The deconstructed musical trip through the Beatles' past is filled with characters from their songs -- the walrus, Lady Madonna, Sgt. Pepper -- parts of songs, outtakes , and fragments that are sure to please fans and at the same time leave them full of questions.
``John? Who knows about John," said George Martin, the Beatles' longtime producer , about John Lennon, who was shot and killed Dec. 8, 1980.
``If he saw the show, he'd probably say, `Yeah, but it could be better,' " said Martin, who worked with his son, Giles , to create the 90-minute show's soundscape. ``John was never satisfied with anything that he ever did in his life. In his mind, he had a dream world which could not be realized."
In ``Love," the Beatles' dream world does appear onstage.
The performance explodes early at the hotel-casino's $130 million, 2,013-seat theater in the round with ``Get Back," the band's 1969 hit, as dancers and acrobats jump and twirl in the air.
Set to blended, reversed , and enhanced parts of 130 songs and unpublished outtakes, the acrobatic and dance spectacle takes the audience through World War II, the 1960s era of ``Beatlemania," the band's reclusive studio years , and a psychedelic time that produced songs such as ``Strawberry Fields Forever" and ``Lucy in the Sky With Diamonds."

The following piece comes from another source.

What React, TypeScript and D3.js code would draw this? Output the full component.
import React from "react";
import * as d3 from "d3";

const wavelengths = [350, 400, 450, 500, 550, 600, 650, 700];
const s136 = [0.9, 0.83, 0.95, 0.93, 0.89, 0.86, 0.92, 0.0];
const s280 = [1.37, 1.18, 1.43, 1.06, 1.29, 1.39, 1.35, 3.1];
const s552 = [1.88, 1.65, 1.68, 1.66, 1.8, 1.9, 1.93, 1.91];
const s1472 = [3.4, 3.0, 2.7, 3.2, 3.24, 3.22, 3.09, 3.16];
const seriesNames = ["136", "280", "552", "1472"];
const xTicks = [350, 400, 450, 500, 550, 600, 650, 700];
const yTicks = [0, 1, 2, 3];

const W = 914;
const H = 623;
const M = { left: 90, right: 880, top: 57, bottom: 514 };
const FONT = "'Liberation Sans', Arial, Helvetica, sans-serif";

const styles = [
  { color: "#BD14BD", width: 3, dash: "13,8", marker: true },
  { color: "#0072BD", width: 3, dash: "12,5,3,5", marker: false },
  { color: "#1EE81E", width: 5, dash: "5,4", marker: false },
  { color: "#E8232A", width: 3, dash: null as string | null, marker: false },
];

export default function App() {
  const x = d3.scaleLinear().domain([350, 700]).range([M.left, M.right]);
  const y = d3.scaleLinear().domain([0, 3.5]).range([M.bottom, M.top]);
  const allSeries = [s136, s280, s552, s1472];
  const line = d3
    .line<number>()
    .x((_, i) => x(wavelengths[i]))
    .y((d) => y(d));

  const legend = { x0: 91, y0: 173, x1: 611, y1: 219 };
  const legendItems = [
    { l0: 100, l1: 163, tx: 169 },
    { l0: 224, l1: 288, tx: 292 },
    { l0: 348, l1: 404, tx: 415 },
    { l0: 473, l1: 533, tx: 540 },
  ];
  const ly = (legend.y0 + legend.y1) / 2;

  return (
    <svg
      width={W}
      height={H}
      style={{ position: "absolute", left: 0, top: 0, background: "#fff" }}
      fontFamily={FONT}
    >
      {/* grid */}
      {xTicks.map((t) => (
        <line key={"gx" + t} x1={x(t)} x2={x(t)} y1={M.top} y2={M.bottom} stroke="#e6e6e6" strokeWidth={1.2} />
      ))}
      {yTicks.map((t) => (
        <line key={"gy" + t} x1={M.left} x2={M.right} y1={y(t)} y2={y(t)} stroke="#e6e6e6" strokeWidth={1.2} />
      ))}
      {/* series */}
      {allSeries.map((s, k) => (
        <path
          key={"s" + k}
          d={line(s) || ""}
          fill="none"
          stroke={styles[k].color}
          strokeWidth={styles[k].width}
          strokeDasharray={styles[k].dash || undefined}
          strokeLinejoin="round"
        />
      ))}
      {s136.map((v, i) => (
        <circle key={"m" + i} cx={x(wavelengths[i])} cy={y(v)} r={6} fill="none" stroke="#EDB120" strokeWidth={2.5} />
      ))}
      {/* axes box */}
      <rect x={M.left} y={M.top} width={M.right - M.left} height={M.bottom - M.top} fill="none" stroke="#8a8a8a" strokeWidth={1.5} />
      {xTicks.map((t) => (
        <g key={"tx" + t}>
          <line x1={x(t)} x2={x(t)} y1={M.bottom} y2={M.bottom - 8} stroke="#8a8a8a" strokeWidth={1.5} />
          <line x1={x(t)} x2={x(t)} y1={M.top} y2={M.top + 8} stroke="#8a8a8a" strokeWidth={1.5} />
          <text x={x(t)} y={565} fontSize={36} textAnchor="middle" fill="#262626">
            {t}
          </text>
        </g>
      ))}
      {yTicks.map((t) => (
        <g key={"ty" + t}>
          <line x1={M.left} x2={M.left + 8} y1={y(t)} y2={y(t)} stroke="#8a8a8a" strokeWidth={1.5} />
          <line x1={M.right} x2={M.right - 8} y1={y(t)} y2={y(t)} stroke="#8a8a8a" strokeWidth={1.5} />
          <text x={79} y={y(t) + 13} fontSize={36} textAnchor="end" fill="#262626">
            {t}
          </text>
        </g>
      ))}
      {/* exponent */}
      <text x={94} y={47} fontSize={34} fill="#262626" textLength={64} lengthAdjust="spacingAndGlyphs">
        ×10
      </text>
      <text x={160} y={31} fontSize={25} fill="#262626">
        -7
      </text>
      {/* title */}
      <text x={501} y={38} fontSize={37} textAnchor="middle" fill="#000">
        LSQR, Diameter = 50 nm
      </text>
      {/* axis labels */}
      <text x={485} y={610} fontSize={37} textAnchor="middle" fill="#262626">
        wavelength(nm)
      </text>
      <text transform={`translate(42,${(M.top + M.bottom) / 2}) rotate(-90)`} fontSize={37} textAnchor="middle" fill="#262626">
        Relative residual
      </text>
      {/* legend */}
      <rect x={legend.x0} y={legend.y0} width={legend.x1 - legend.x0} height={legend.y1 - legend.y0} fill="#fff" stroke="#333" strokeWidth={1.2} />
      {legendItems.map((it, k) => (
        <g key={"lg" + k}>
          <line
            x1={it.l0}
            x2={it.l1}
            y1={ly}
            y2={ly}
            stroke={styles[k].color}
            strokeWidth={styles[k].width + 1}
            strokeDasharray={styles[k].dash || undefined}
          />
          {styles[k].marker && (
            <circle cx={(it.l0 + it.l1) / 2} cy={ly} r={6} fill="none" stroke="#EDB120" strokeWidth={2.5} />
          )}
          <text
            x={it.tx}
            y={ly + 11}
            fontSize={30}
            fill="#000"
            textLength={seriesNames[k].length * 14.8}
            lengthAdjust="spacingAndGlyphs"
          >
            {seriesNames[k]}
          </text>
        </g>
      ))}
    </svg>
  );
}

Some moments allude to real events, according to creator Dominic Champagne. Hooded figures throwing knives at a cross hint at threats made by the Ku Klux Klan against the Beatles after Lennon proclaimed in 1966 that the band was ``more popular than Jesus."
Also dramatized to ``A Day in the Life" is Julia, Lennon's mother, whose death in a traffic accident early in his life is thought to have created a bond between Lennon and McCartney, whose own mother died when he was young.

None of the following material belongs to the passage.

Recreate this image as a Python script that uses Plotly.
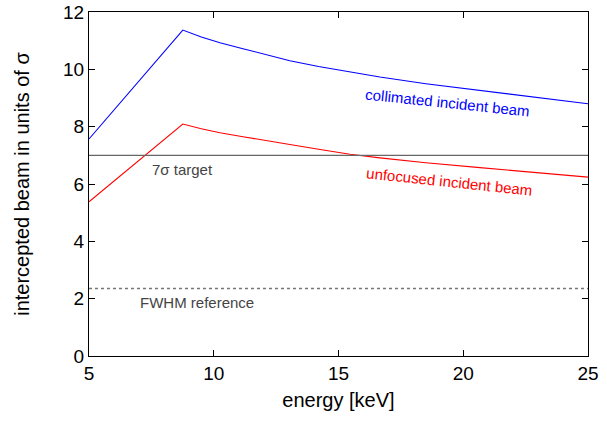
import plotly.graph_objects as go

energy = [5, 8.76, 9.5, 10.25, 11.17, 12.0, 13.05, 14.2, 15.46, 16.66, 18.5, 20.67, 23.0, 25]
collimated = [7.57, 11.37, 11.13, 10.93, 10.72, 10.53, 10.3, 10.1, 9.9, 9.73, 9.5, 9.27, 9.02, 8.80]
unfocused = [5.38, 8.09, 7.93, 7.79, 7.65, 7.52, 7.38, 7.21, 7.04, 6.91, 6.74, 6.57, 6.39, 6.24]
target_level = 7.0
fwhm_level = 2.355
x_range = [5, 25]
y_range = [0, 12]

fig = go.Figure()
fig.add_trace(go.Scatter(x=energy, y=collimated, mode="lines",
                         line=dict(color="#0000ff", width=1.1), showlegend=False))
fig.add_trace(go.Scatter(x=energy, y=unfocused, mode="lines",
                         line=dict(color="#ff0000", width=1.1), showlegend=False))
fig.add_trace(go.Scatter(x=x_range, y=[target_level, target_level], mode="lines",
                         line=dict(color="#666666", width=1.3), showlegend=False))
fig.add_trace(go.Scatter(x=x_range, y=[fwhm_level, fwhm_level], mode="lines",
                         line=dict(color="#777777", width=1.3, dash="3px,3px"), showlegend=False))

ann_font = dict(family="Liberation Sans, Arial, sans-serif", size=15)
fig.add_annotation(x=19.35, y=8.85, text="collimated incident beam", showarrow=False,
                   textangle=6, font=dict(ann_font, color="#0000ff"))
fig.add_annotation(x=19.43, y=6.1, text="unfocused incident beam", showarrow=False,
                   textangle=6, font=dict(ann_font, color="#ff0000"))
fig.add_annotation(x=8.73, y=6.5, text="7σ target", showarrow=False,
                   font=dict(ann_font, color="#444444"))
fig.add_annotation(x=9.33, y=1.85, text="FWHM reference", showarrow=False,
                   font=dict(ann_font, color="#444444"))

axis_common = dict(showgrid=False, zeroline=False, showline=True, linecolor="black",
                   linewidth=1, mirror="allticks", ticks="inside", ticklen=6,
                   tickcolor="black", tickfont=dict(size=19, color="black"),
                   automargin=False)
fig.update_xaxes(range=x_range, tickvals=[5, 10, 15, 20, 25],
                 title=dict(text="energy [keV]", font=dict(size=20, color="black"), standoff=10),
                 **axis_common)
fig.update_yaxes(range=y_range, tickvals=[0, 2, 4, 6, 8, 10, 12],
                 title=dict(text="intercepted beam in units of σ", font=dict(size=20, color="black"), standoff=28),
                 **axis_common)
fig.update_layout(width=607, height=423, margin=dict(l=89, r=19, t=12, b=67),
                  plot_bgcolor="white", paper_bgcolor="white",
                  font=dict(family="Liberation Sans, Arial, sans-serif", color="black"))
fig.write_html("out.html")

``I tried to get inspired by the lyrics, but also the moments and the motion of their careers," Champagne said. ``We tried to be spiritual and physical without trying to be too didactic. I didn't want to do the live version of `The Anthology.' We're not here to teach the Beatles story to people."
What emerged is a multitude of symbols and metaphors that will have dedicated fans dusting off their LPs and looking through lyric books.